# Starting looking into IVF clinics and feeling depressed



## its the hope that hurts (Mar 19, 2014)

Hi
I feel like I should be feeling positive, and in some ways I am but mainly I feel very sad that my LB may never have a sibling.  I know really there is more chance of IVF not working than working for me (low AMH, damaged tubes, 41 y/o).

I think I just feel sad that he was conceived very easily and quickly, and I thought I would have another by now.  I feel like I've had my head in the sand about it.  I hated the idea of IVF, the intrusive treatments, the cost, the debt, the emotional rollercoaster but I know my LB really wants a sibling, and I really want him to have  sibling.

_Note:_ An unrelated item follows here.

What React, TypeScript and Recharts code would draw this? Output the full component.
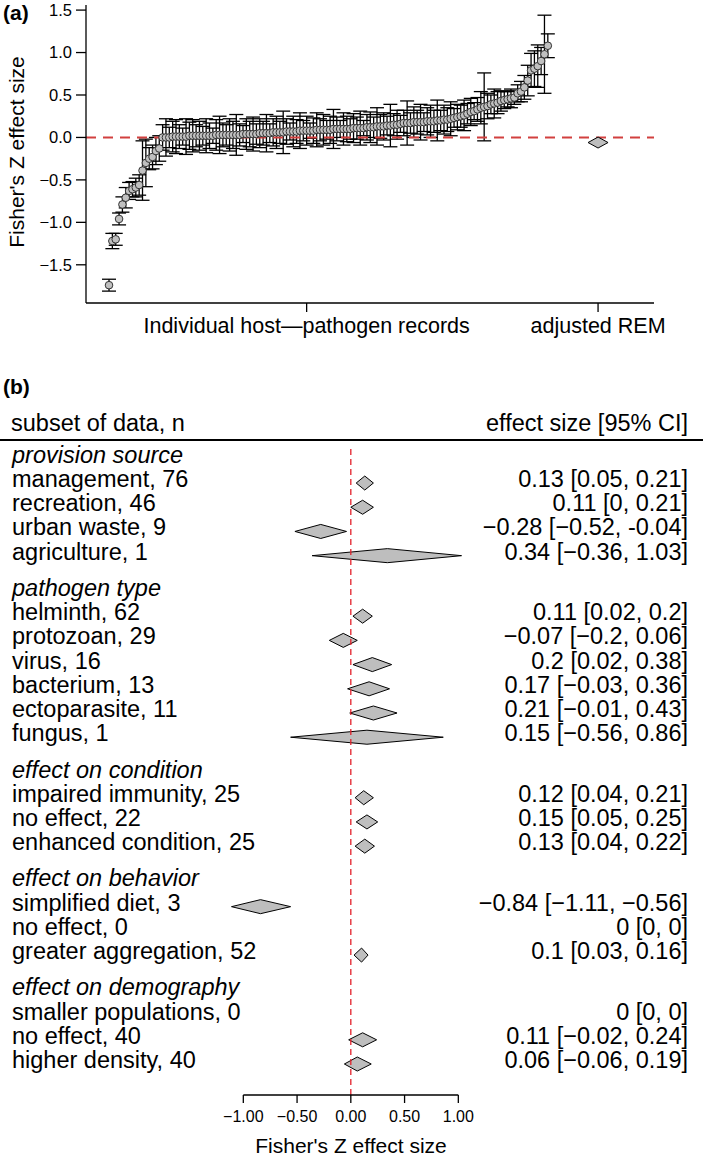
import React from 'react';
import { ScatterChart, Scatter, ComposedChart, Area, XAxis, YAxis, ErrorBar, ReferenceLine } from 'recharts';

const FONT = '"Liberation Sans", Arial, Helvetica, sans-serif';

// ---- panel (a): individual host-pathogen records, sorted by effect size
const recordEffects = [
    -1.74, -1.22, -1.2, -0.96, -0.79, -0.71, -0.63, -0.61, -0.59, -0.56, -0.39, -0.3, -0.25, -0.23, -0.16, -0.13,
    0.0, 0.0, 0.0, 0.01, 0.01, 0.01, 0.01, 0.01, 0.02, 0.02, 0.02, 0.02,
    0.02, 0.02, 0.02, 0.02, 0.03, 0.03, 0.03, 0.03, 0.03, 0.03, 0.03, 0.03, 0.04, 0.04, 0.04,
    0.04, 0.04, 0.05, 0.05, 0.05, 0.05, 0.06, 0.06, 0.06, 0.06, 0.07, 0.07, 0.07, 0.07, 0.08,
    0.08, 0.08, 0.08, 0.08, 0.09, 0.09, 0.09, 0.09, 0.09, 0.1, 0.1, 0.1, 0.1, 0.1, 0.1,
    0.11, 0.11, 0.11, 0.11, 0.12, 0.12, 0.12, 0.13, 0.13, 0.13, 0.14, 0.14, 0.15, 0.15, 0.16,
    0.17, 0.17, 0.17, 0.18, 0.18, 0.18, 0.18, 0.19, 0.19, 0.19, 0.2, 0.2, 0.21, 0.21, 0.22, 0.23, 0.24,
    0.25, 0.26, 0.28, 0.3, 0.31, 0.33, 0.35, 0.36, 0.37, 0.39, 0.4, 0.41, 0.43, 0.44, 0.45, 0.46, 0.47,
    0.52, 0.54, 0.59, 0.67, 0.79, 0.81, 0.84, 0.9, 0.98, 1.08,
];
// half-width of each 95% CI
const recordErrors = [
    0.07, 0.09, 0.07, 0.07, 0.09, 0.12, 0.1, 0.09, 0.11, 0.12, 0.35, 0.28, 0.13, 0.14, 0.16, 0.15,
    0.15, 0.22, 0.12, 0.18, 0.2, 0.14, 0.1, 0.21, 0.16, 0.19, 0.13, 0.17,
    0.11, 0.2, 0.15, 0.09, 0.18, 0.22, 0.14, 0.12, 0.19, 0.16, 0.24, 0.13, 0.1, 0.18, 0.15,
    0.2, 0.12, 0.17, 0.14, 0.22, 0.11, 0.16, 0.19, 0.13, 0.25, 0.15, 0.1, 0.18, 0.14, 0.21,
    0.12, 0.17, 0.09, 0.15, 0.2, 0.13, 0.18, 0.11, 0.16, 0.23, 0.14, 0.1, 0.19, 0.15, 0.12,
    0.17, 0.13, 0.2, 0.09, 0.15, 0.18, 0.12, 0.22, 0.14, 0.16, 0.11, 0.25, 0.13, 0.17, 0.1,
    0.15, 0.26, 0.12, 0.18, 0.14, 0.21, 0.11, 0.16, 0.19, 0.13, 0.24, 0.12, 0.17, 0.14, 0.2, 0.11, 0.15,
    0.13, 0.18, 0.12, 0.16, 0.1, 0.14, 0.19, 0.4, 0.15, 0.11, 0.17, 0.13, 0.12, 0.1, 0.09, 0.11, 0.08,
    0.1, 0.12, 0.14, 0.18, 0.2, 0.21, 0.25, 0.16, 0.46, 0.14,
];
const remEffect = -0.06;
const remPosition = 146;
const xTickPositionsA = [59, remPosition];
const xTickLabelsA = ['Individual host\u2014pathogen records', 'adjusted REM'];
const yTicksA = [-1.5, -1, -0.5, 0, 0.5, 1, 1.5];

// ---- panel (b): subsets
const groupNames = ['provision source', 'pathogen type', 'effect on condition', 'effect on behavior', 'effect on demography'];
const subsetNames = [
    ['management', 'recreation', 'urban waste', 'agriculture'],
    ['helminth', 'protozoan', 'virus', 'bacterium', 'ectoparasite', 'fungus'],
    ['impaired immunity', 'no effect', 'enhanced condition'],
    ['simplified diet', 'no effect', 'greater aggregation'],
    ['smaller populations', 'no effect', 'higher density'],
];
const subsetN = [[76, 46, 9, 1], [62, 29, 16, 13, 11, 1], [25, 22, 25], [3, 0, 52], [0, 40, 40]];
const estimates = [[0.13, 0.11, -0.28, 0.34], [0.11, -0.07, 0.2, 0.17, 0.21, 0.15], [0.12, 0.15, 0.13], [-0.84, 0, 0.1], [0, 0.11, 0.06]];
const ciLow = [[0.05, 0, -0.52, -0.36], [0.02, -0.2, 0.02, -0.03, -0.01, -0.56], [0.04, 0.05, 0.04], [-1.11, 0, 0.03], [0, -0.02, -0.06]];
const ciHigh = [[0.21, 0.21, -0.04, 1.03], [0.2, 0.06, 0.38, 0.36, 0.43, 0.86], [0.21, 0.25, 0.22], [-0.56, 0, 0.16], [0, 0.24, 0.19]];
const ciLabels = [
    ['0.13 [0.05, 0.21]', '0.11 [0, 0.21]', '\u22120.28 [\u22120.52, -0.04]', '0.34 [\u22120.36, 1.03]'],
    ['0.11 [0.02, 0.2]', '\u22120.07 [\u22120.2, 0.06]', '0.2 [0.02, 0.38]', '0.17 [\u22120.03, 0.36]', '0.21 [\u22120.01, 0.43]', '0.15 [\u22120.56, 0.86]'],
    ['0.12 [0.04, 0.21]', '0.15 [0.05, 0.25]', '0.13 [0.04, 0.22]'],
    ['\u22120.84 [\u22121.11, \u22120.56]', '0 [0, 0]', '0.1 [0.03, 0.16]'],
    ['0 [0, 0]', '0.11 [\u22120.02, 0.24]', '0.06 [\u22120.06, 0.19]'],
];
const xTicksB = [-1, -0.5, 0, 0.5, 1];

const GROUP_GAP = 1.5;
const DIAMOND_HALF = 0.29;
const Y_DOMAIN_B: [number, number] = [-1.53, 25.28];

type Row = { pos: number; label: string; header: boolean; ci?: string; n?: number; est?: number; lo?: number; hi?: number };
const rows: Row[] = [];
let start = 0;
groupNames.forEach((g, gi) => {
    rows.push({ pos: start - 1, label: g, header: true });
    subsetNames[gi].forEach((name, k) => {
        rows.push({
            pos: start + k,
            label: `${name}, ${subsetN[gi][k]}`,
            header: false,
            ci: ciLabels[gi][k],
            n: subsetN[gi][k],
            est: estimates[gi][k],
            lo: ciLow[gi][k],
            hi: ciHigh[gi][k],
        });
    });
    start += subsetNames[gi].length + GROUP_GAP;
});

const records = recordEffects.map((v, i) => ({ i, v, err: recordErrors[i] }));
const rem = [{ i: remPosition, v: remEffect }];

const minus = (s: string) => s.replace('-', '\u2212');

function PointShape(props: any) {
    const { cx, cy } = props;
    return <circle cx={cx} cy={cy} r={3.8} fill="#c0c0c0" stroke="#333" strokeWidth={1} />;
}

function RemShape(props: any) {
    const { cx, cy } = props;
    return <polygon points={`${cx - 10},${cy} ${cx},${cy - 5.5} ${cx + 10},${cy} ${cx},${cy + 5.5}`} fill="#bebebe" stroke="#000" strokeWidth={1} />;
}

// left label + right CI text for each row of panel (b)
function RowTick(props: any) {
    const { y, payload } = props;
    const row = rows.find(r => Math.abs(r.pos - payload.value) < 1e-6);
    if (!row) return null;
    return (
        <g>
            <text x={12} y={y - 4} dominantBaseline="central" fontSize={23.5} fontFamily={FONT} fontStyle={row.header ? 'italic' : 'normal'} fill="#000">
                {row.label}
            </text>
            {row.ci && (
                <text x={688} y={y - 4} dominantBaseline="central" textAnchor="end" fontSize={23.5} fontFamily={FONT} fill="#000">
                    {row.ci}
                </text>
            )}
        </g>
    );
}

export default function App() {
    const diamondRows = rows.filter(r => !r.header && (r.n ?? 0) > 0);
    return (
        <div style={{ position: 'absolute', left: 0, top: 0, width: 703, height: 1155, background: '#fff', fontFamily: FONT, color: '#000' }}>
            {/* panel (a) */}
            <div style={{ position: 'absolute', left: 3, top: 1, fontSize: 21, fontWeight: 'bold' }}>(a)</div>
            <div style={{ position: 'absolute', left: 0, top: 0 }}>
                <ScatterChart width={703} height={360} margin={{ top: 5, right: 49, bottom: 0, left: 0 }}>
                    <XAxis
                        type="number"
                        dataKey="i"
                        domain={[-6.87, 162.7]}
                        allowDataOverflow
                        ticks={xTickPositionsA}
                        interval={0}
                        tickFormatter={(v: number) => xTickLabelsA[xTickPositionsA.indexOf(v)] ?? ''}
                        tickSize={9}
                        tickMargin={6}
                        height={57}
                        stroke="#000"
                        strokeWidth={1.3}
                        tick={{ fontSize: 21.5, fill: '#000', fontFamily: FONT }}
                    />
                    <YAxis
                        type="number"
                        dataKey="v"
                        domain={[-1.95, 1.56]}
                        allowDataOverflow
                        ticks={yTicksA}
                        interval={0}
                        width={86}
                        tickSize={10}
                        tickMargin={4}
                        stroke="#000"
                        strokeWidth={1.3}
                        tickFormatter={(v: number) => minus(v.toFixed(1))}
                        tick={{ fontSize: 16.5, fill: '#000', fontFamily: FONT }}
                    />
                    <Scatter data={records} shape={PointShape} isAnimationActive={false}>
                        <ErrorBar dataKey="err" direction="y" width={7} stroke="#000" strokeWidth={1.3} />
                    </Scatter>
                    <ReferenceLine y={0} stroke="#d2403f" strokeWidth={2} strokeDasharray="10 7" />
                    <Scatter data={rem} shape={RemShape} isAnimationActive={false} />
                </ScatterChart>
            </div>
            <div
                style={{
                    position: 'absolute',
                    left: 17,
                    top: 152,
                    fontSize: 21,
                    whiteSpace: 'nowrap',
                    transform: 'translate(-50%, -50%) rotate(-90deg)',
                }}
            >
                Fisher's Z effect size
            </div>

            {/* panel (b) */}
            <div style={{ position: 'absolute', left: 3, top: 375, fontSize: 21, fontWeight: 'bold' }}>(b)</div>
            <div style={{ position: 'absolute', left: 11, top: 423, fontSize: 23.5, transform: 'translateY(-50%)', whiteSpace: 'nowrap' }}>
                subset of data, n
            </div>
            <div style={{ position: 'absolute', right: 15, top: 423, fontSize: 23.5, transform: 'translateY(-50%)', whiteSpace: 'nowrap' }}>
                effect size [95% CI]
            </div>
            <div style={{ position: 'absolute', left: 0, top: 439, width: 703, height: 2, background: '#000' }} />
            <div style={{ position: 'absolute', left: 0, top: 440 }}>
                <ComposedChart width={703} height={715} margin={{ top: 6, right: 0, bottom: 0, left: 0 }}>
                    <XAxis
                        type="number"
                        dataKey="x"
                        domain={[-3.254, 3.276]}
                        allowDataOverflow
                        ticks={xTicksB}
                        interval={0}
                        axisLine={false}
                        tickSize={8}
                        tickMargin={8}
                        height={60}
                        tickLine={{ stroke: '#000', strokeWidth: 1.3 }}
                        tickFormatter={(v: number) => minus(v.toFixed(2))}
                        tick={{ fontSize: 16, fill: '#000', fontFamily: FONT }}
                    />
                    <YAxis
                        type="number"
                        domain={Y_DOMAIN_B}
                        allowDataOverflow
                        reversed
                        ticks={rows.map(r => r.pos)}
                        interval={0}
                        width={1}
                        axisLine={false}
                        tickLine={false}
                        tick={RowTick}
                    />
                    <ReferenceLine x={0} stroke="#e3202a" strokeWidth={1.3} strokeDasharray="6 4" />
                    {diamondRows.map((r, k) => (
                        <Area
                            key={k}
                            data={[
                                { x: r.lo, r: [r.pos, r.pos] },
                                { x: r.est, r: [r.pos - DIAMOND_HALF, r.pos + DIAMOND_HALF] },
                                { x: r.hi, r: [r.pos, r.pos] },
                            ]}
                            dataKey="r"
                            type="linear"
                            fill="#bebebe"
                            fillOpacity={1}
                            stroke="#000"
                            strokeWidth={1}
                            dot={false}
                            activeDot={false}
                            isAnimationActive={false}
                        />
                    ))}
                    <ReferenceLine
                        segment={[{ x: -1, y: Y_DOMAIN_B[1] }, { x: 1, y: Y_DOMAIN_B[1] }]}
                        stroke="#000"
                        strokeWidth={1.3}
                        ifOverflow="visible"
                    />
                </ComposedChart>
            </div>
            <div style={{ position: 'absolute', left: 351, top: 1146, fontSize: 21, transform: 'translate(-50%, -50%)', whiteSpace: 'nowrap' }}>
                Fisher's Z effect size
            </div>
        </div>
    );
}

Sorry just feeling so sad.  I think it's because I feel like I screwed up by not having him younger.  Ho Hum.  

Thanks for being here.


----------



## Jo-Jo37 (Mar 25, 2014)

Just wanted to say how sorry I am and please know you are not alone.  Feeling guilty is the way most of us feel for all sorts of reasons when we already have one child.  Easier said that done I know, but try not to let it overwhelm you. The child you have now loves you and will no matter what happens - hold onto that xxx


----------



## its the hope that hurts (Mar 19, 2014)

Thank you.  I guess I just did not expect to feel so low    x


----------



## its the hope that hurts (Mar 19, 2014)

I have consultations at 2 clnics next week. See how it goes.


----------



## Bubblicious (Jul 8, 2010)

I know the feeling.  I was devastated each month at the arrival of AF, devastated by every new pregnancy announcement despite having DS already.  I was grateful for him, I do treasure him but I couldn't just switch off that feeling of failure and despair at not being able to get pregnant again.  There are those of us who understand.  You are not alone.  Good luck.


----------



## its the hope that hurts (Mar 19, 2014)

Thank you so much, that's how I feel.  Get quite depressed each month and it's hard not to let it affect everything and my family  x


----------